Include in the output exactly the lines from the opening of the data through the line containing "const yTicks = [0, 20, 40, 60, 80, 100];", and nothing more.

-- BEGIN Collected data --

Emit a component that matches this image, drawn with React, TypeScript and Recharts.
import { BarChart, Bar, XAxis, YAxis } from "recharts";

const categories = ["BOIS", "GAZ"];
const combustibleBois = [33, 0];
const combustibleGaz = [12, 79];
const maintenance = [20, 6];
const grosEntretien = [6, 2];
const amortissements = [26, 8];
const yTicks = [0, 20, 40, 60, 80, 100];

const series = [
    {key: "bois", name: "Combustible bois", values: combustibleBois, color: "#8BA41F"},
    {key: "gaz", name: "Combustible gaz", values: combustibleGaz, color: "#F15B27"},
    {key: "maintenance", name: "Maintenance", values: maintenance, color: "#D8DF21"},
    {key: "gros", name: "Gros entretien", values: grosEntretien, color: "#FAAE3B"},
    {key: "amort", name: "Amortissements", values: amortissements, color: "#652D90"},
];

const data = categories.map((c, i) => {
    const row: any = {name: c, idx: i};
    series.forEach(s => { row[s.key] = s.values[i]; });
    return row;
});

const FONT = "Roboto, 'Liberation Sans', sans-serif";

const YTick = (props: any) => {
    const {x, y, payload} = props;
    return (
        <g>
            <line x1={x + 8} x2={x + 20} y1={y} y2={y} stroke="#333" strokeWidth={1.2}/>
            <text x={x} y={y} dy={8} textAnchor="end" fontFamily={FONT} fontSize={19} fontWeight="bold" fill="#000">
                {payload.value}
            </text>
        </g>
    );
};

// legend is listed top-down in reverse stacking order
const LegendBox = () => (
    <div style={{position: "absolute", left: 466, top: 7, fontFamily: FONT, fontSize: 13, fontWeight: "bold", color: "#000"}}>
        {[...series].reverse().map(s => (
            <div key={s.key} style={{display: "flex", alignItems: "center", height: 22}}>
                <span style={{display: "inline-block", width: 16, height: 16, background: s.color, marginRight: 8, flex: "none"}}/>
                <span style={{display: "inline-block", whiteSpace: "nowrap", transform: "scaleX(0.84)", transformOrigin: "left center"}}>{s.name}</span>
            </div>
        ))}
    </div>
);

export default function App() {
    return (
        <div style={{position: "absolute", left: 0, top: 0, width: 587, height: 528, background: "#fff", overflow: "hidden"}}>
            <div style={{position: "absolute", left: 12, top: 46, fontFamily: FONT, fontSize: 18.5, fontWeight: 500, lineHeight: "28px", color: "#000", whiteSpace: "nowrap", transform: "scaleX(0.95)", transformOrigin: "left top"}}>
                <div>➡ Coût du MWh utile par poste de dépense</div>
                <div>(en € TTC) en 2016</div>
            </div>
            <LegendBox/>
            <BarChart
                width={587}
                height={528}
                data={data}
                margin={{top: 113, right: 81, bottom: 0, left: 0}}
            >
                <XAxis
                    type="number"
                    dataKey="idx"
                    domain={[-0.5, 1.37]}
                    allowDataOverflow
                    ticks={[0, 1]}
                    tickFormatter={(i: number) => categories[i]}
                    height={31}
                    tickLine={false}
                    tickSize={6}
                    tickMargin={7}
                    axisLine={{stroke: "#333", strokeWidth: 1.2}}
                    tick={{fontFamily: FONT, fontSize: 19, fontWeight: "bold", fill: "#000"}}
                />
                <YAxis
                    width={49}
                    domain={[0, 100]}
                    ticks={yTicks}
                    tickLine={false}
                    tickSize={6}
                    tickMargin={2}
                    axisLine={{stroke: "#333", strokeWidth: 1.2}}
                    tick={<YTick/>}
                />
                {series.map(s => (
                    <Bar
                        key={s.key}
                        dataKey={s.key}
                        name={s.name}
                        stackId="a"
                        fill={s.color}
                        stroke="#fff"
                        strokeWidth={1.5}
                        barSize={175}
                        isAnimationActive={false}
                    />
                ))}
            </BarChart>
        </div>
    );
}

-- END Collected data --

- Solution:
Emit a component that matches this image, drawn with React, TypeScript and Recharts.
import { BarChart, Bar, XAxis, YAxis } from "recharts";

const categories = ["BOIS", "GAZ"];
const combustibleBois = [33, 0];
const combustibleGaz = [12, 79];
const maintenance = [20, 6];
const grosEntretien = [6, 2];
const amortissements = [26, 8];
const yTicks = [0, 20, 40, 60, 80, 100];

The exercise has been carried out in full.